Nicht nur Alonso träumt am Donau-Ufer, auch die anderen Piloten genießen die Abende im Rom des Ostens. Warum Budapest seinen festen Platz im Rennkalender hat, liegt weniger an der Kulisse als an der Tatsache, dass der Staat die Zeche zahlt – und das pünktlich. Stets werden die kolportierten 17 Millionen Euro Startgeld ohne Murren überwiesen. Nichts schätzte der einstmalige Formel-1-Chef Bernie Ecclestone mehr als eine vorbildliche Zahlungsmoral, seinen Nachfolgern von Liberty geht es nicht anders. Ungarn ist zwar arm, doch die Regierung weiß: Nur einmal im Jahr schaut die Welt auf Budapest – und das wegen der Formel 1. Ungarn produziert sonst ja nur Schlagzeilen durch den fragwürdigen Regierungsstil des Staatschefs Viktor Orbán. Ansonsten stehen nur noch trübe Themen wie die zunehmende Armut im Land sowie die gnadenlose Grenzpolitik der Regierung im Hinblick auf den Flüchtlingsstrom im Blickfeld.

Ablenkung von den „bad news“

Der Formel-1-Grand-Prix in Budapest liefert die gewünschten „good news“, und er lenkt ab von den „bad news“. So dicht Orbán die Grenzen auch macht, der Budapest-Grand-Prix war seinerzeit ein Türöffner zwischen Ost und West. Ecclestone wollte mit der Premiere 1986 ausprobieren, ob es möglich ist, seinen Milliardenzirkus hinter dem Eisernen Vorhang fahren zu lassen. Der Protz des Kapitalismus trifft auf den schwunglosen Sozialismus, das war die Idee. Also ließ sich der Formel-1-Patron feiern als Visionär, der die signifikanteste Grenze der Welt überwinden konnte. Die Ungarn dankte ihm das Gastspiel, indem sie bei Autogrammstunden vor Ayrton Senna in die Knie gingen, als stünden sie vor dem Papst.

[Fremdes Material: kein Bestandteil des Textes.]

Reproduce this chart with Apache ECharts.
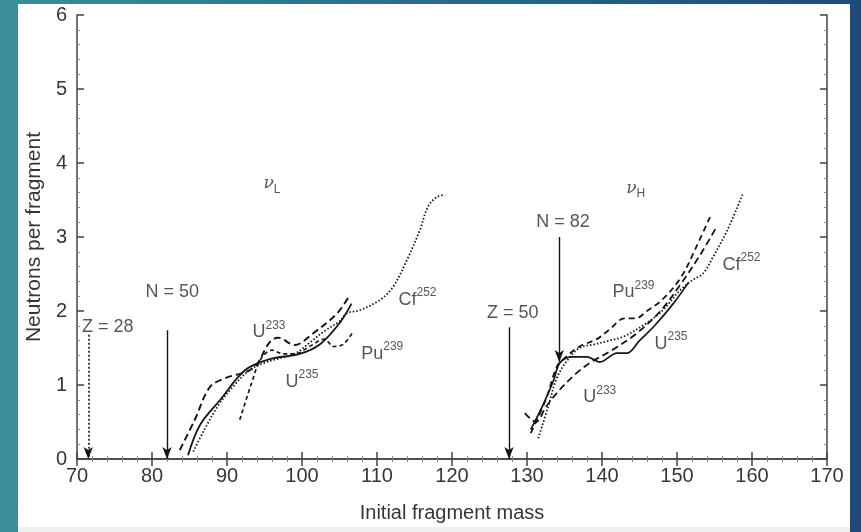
<!DOCTYPE html>
<html>
<head>
<meta charset="utf-8">
<script src="https://cdn.jsdelivr.net/npm/echarts@6/dist/echarts.min.js"></script>
<style>
  html, body { margin:0; padding:0; width:861px; height:532px; overflow:hidden; }
  body { background: linear-gradient(90deg, #3b8e9c 0%, #2a6f8c 45%, #1f4a78 100%); position:relative; }
  #panel { position:absolute; left:18px; top:4px; width:832px; height:523px; background:#ffffff; }
  #strip { position:absolute; left:18px; top:527px; width:832px; height:5px; background:#eef0f0; }
  #chart { position:absolute; left:0; top:0; width:861px; height:532px; }
</style>
</head>
<body>
<div id="panel"></div>
<div id="strip"></div>
<div id="chart"></div>
<script>
// ---- data ----
const xMin = 70, xMax = 170, xStep = 10;
const yMin = 0, yMax = 6, yStep = 1;

// light fragment group
const u233Light = [[83.7,0.12],[85.7,0.53],[87.7,0.97],[89.7,1.09],[93.5,1.23],[95.7,1.58],[96.8,1.64],[99,1.54],[101.5,1.7],[104.7,1.97],[106.2,2.19]];
const u235Light = [[84.8,0.05],[86.4,0.46],[89.1,0.8],[92.4,1.2],[95.7,1.35],[99.7,1.42],[102.4,1.55],[105.1,1.85],[106.6,2.1]];
const pu239Light = [[91.7,0.53],[93.3,1.03],[94.5,1.35],[96,1.47],[97.5,1.42],[99,1.42],[101,1.52],[103,1.62],[104.2,1.52],[105.5,1.55],[106.8,1.72]];
const cf252Light = [[85.5,0.1],[87,0.4],[89,0.75],[91,1.0],[93,1.2],[95,1.3],[97,1.36],[99,1.42],[101,1.57],[103,1.73],[105,1.86],[106,1.97],[107.7,2.01],[110.4,2.15],[112.1,2.32],[114,2.69],[115.7,3.09],[116.8,3.41],[118,3.54],[119.1,3.57]];

// heavy fragment group
const u233Heavy = [[129.7,0.62],[131.2,0.5],[132.5,0.7],[134.3,0.93],[136.6,1.16],[138.4,1.3],[141,1.45],[144.4,1.68],[147.7,1.99],[150.4,2.35],[153.1,2.76],[155.3,3.14]];
const u235Heavy = [[130.5,0.4],[132,0.7],[133.5,1.05],[134.4,1.3],[136,1.38],[138,1.38],[139.7,1.31],[142,1.43],[143.3,1.43],[145,1.6],[147,1.8],[149.5,2.1],[151.5,2.38]];
const pu239Heavy = [[130.5,0.35],[132.5,0.8],[134,1.25],[135.2,1.38],[137,1.52],[139.3,1.62],[141,1.75],[143,1.9],[144.5,1.9],[146,2.0],[148,2.15],[150.5,2.45],[152.5,2.85],[154.4,3.27]];
const cf252Heavy = [[131.5,0.28],[132.8,0.7],[134,1.1],[135.5,1.35],[137,1.5],[139,1.55],[141,1.6],[143,1.66],[146,1.84],[148.1,2.01],[150.4,2.28],[152.1,2.42],[153.5,2.51],[154.8,2.73],[156.7,3.09],[158.8,3.59]];

// magic-number arrows
const arrowX = [71.5, 82, 127.6, 134.3];
const arrowTop = [1.68, 1.74, 1.78, 3.0];
const arrowBottom = [0, 0, 0, 1.31];
const arrowDotted = [true, false, false, false];

// text annotations: [x, y, label]
const annotations = [
  [96, 3.7, '{n|ν}{sb|L}'],
  [144.5, 3.64, '{n|ν}{sb|H}'],
  [74.1, 1.81, '{t|Z = 28}'],
  [82.7, 2.28, '{t|N = 50}'],
  [128.1, 2.0, '{t|Z = 50}'],
  [134.8, 3.23, '{t|N = 82}'],
  [95.6, 1.74, '{t|U}{s|233}'],
  [100.0, 1.07, '{t|U}{s|235}'],
  [110.7, 1.45, '{t|Pu}{s|239}'],
  [115.4, 2.18, '{t|Cf}{s|252}'],
  [144.2, 2.28, '{t|Pu}{s|239}'],
  [149.2, 1.58, '{t|U}{s|235}'],
  [139.7, 0.86, '{t|U}{s|233}'],
  [158.6, 2.65, '{t|Cf}{s|252}']
];

const ink = '#161616';
const font = 'Liberation Sans, Arial, sans-serif';

function curve(data, type, width) {
  return {
    type: 'line', data: data, smooth: 0.35, symbol: 'none',
    lineStyle: { color: ink, width: width, type: type }, z: 3
  };
}

const arrowLines = arrowX.map((x, i) => ([
  { coord: [x, arrowTop[i]], lineStyle: { type: arrowDotted[i] ? [2, 2] : 'solid', width: arrowDotted[i] ? 1.6 : 1.4, color: ink } },
  { coord: [x, arrowBottom[i]] }
]));

const axisLabelStyle = { color: '#363636', fontSize: 20, fontFamily: font };

const option = {
  animation: false,
  backgroundColor: 'transparent',
  grid: { left: 77, right: 34, top: 15, bottom: 73 },
  xAxis: [
    {
      type: 'value', min: xMin, max: xMax, interval: xStep, position: 'bottom',
      name: 'Initial fragment mass', nameLocation: 'middle', nameGap: 44,
      nameTextStyle: { color: '#363636', fontSize: 20, fontFamily: font },
      axisLine: { show: true, lineStyle: { color: '#444', width: 1.5 } },
      axisTick: { show: true, inside: true, length: 7, lineStyle: { color: '#444', width: 1.5 } },
      minorTick: { show: true, splitNumber: 5, length: 3, lineStyle: { color: '#888' } },
      axisLabel: Object.assign({ margin: 7 }, axisLabelStyle),
      splitLine: { show: false }
    },
    {
      type: 'value', min: xMin, max: xMax, interval: xStep, position: 'top',
      axisLine: { show: true, lineStyle: { color: '#444', width: 1.5 } },
      axisTick: { show: true, inside: true, length: 7, lineStyle: { color: '#444', width: 1.5 } },
      minorTick: { show: true, splitNumber: 5, length: 3, lineStyle: { color: '#888' } },
      axisLabel: { show: false }, splitLine: { show: false }
    }
  ],
  yAxis: [
    {
      type: 'value', min: yMin, max: yMax, interval: yStep, position: 'left',
      name: 'Neutrons per fragment', nameLocation: 'middle', nameGap: 31, nameRotate: 90,
      nameTextStyle: { color: '#363636', fontSize: 21, fontFamily: font },
      axisLine: { show: true, lineStyle: { color: '#444', width: 1.5 } },
      axisTick: { show: true, inside: true, length: 7, lineStyle: { color: '#444', width: 1.5 } },
      minorTick: { show: true, splitNumber: 5, length: 3, lineStyle: { color: '#888' } },
      axisLabel: Object.assign({ margin: 10 }, axisLabelStyle),
      splitLine: { show: false }
    },
    {
      type: 'value', min: yMin, max: yMax, interval: yStep, position: 'right',
      axisLine: { show: true, lineStyle: { color: '#444', width: 1.5 } },
      axisTick: { show: true, inside: true, length: 7, lineStyle: { color: '#444', width: 1.5 } },
      minorTick: { show: true, splitNumber: 5, length: 3, lineStyle: { color: '#888' } },
      axisLabel: { show: false }, splitLine: { show: false }
    }
  ],
  series: [
    curve(u233Light, [7, 4], 2),
    curve(u235Light, 'solid', 1.8),
    curve(pu239Light, [4, 3], 1.7),
    curve(cf252Light, [1.5, 2], 1.8),
    curve(u233Heavy, [7, 4], 1.8),
    curve(u235Heavy, 'solid', 1.7),
    curve(pu239Heavy, [6, 4], 1.8),
    curve(cf252Heavy, [1.5, 2], 1.8),
    {
      type: 'scatter', data: annotations.map(a => ({ value: [a[0], a[1]], label: { formatter: a[2] } })),
      symbolSize: 0, silent: true, z: 5,
      label: {
        show: true, position: 'inside', color: '#2a2a2a', fontFamily: font,
        rich: {
          t: { fontSize: 18, fontFamily: font, color: '#2a2a2a', lineHeight: 22, verticalAlign: 'bottom' },
          s: { fontSize: 12, fontFamily: font, color: '#2a2a2a', lineHeight: 22, verticalAlign: 'top', padding: [0, 0, 0, 0] },
          n: { fontSize: 17, fontFamily: 'DejaVu Serif, serif', fontStyle: 'italic', color: '#2a2a2a', lineHeight: 20, verticalAlign: 'top' },
          sb: { fontSize: 12, fontFamily: font, color: '#2a2a2a', lineHeight: 20, verticalAlign: 'bottom' }
        }
      },
      markLine: {
        silent: true, symbol: ['none', 'arrow'], symbolSize: [7, 12],
        label: { show: false },
        lineStyle: { color: ink, width: 1.4 },
        data: arrowLines
      }
    }
  ]
};

const chart = echarts.init(document.getElementById('chart'), null, { renderer: 'canvas' });
chart.setOption(option);
</script>
</body>
</html>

Inzwischen benötigt der Hungaroring eine Frischzellenkur – etwa an den Tribünen und Kabinen der TV-Kommentatoren. Ab Herbst 2018 soll das Boxengebäude auf Vordermann gebracht werden. Allerdings ging es 1986 ja auch schon sehr antiquiert und dem damaligen Osten entsprechend eher verstaubt zu. Nicht lange überlebt hatten jedenfalls die Wellblechbuden der Prostituierten rund um den Hungaroring, die Ecclestone sofort wieder abreißen ließ.

Doch auch so bevölkern seit Jahren die Hardcore-Fans aus England, Deutschland, Italien oder den Niederlanden die Stadt – und machen sie zum Ballermann des Ostens. Deshalb pfeifen die meisten von ihnen auf Rennen in Miami, Las Vegas und New York.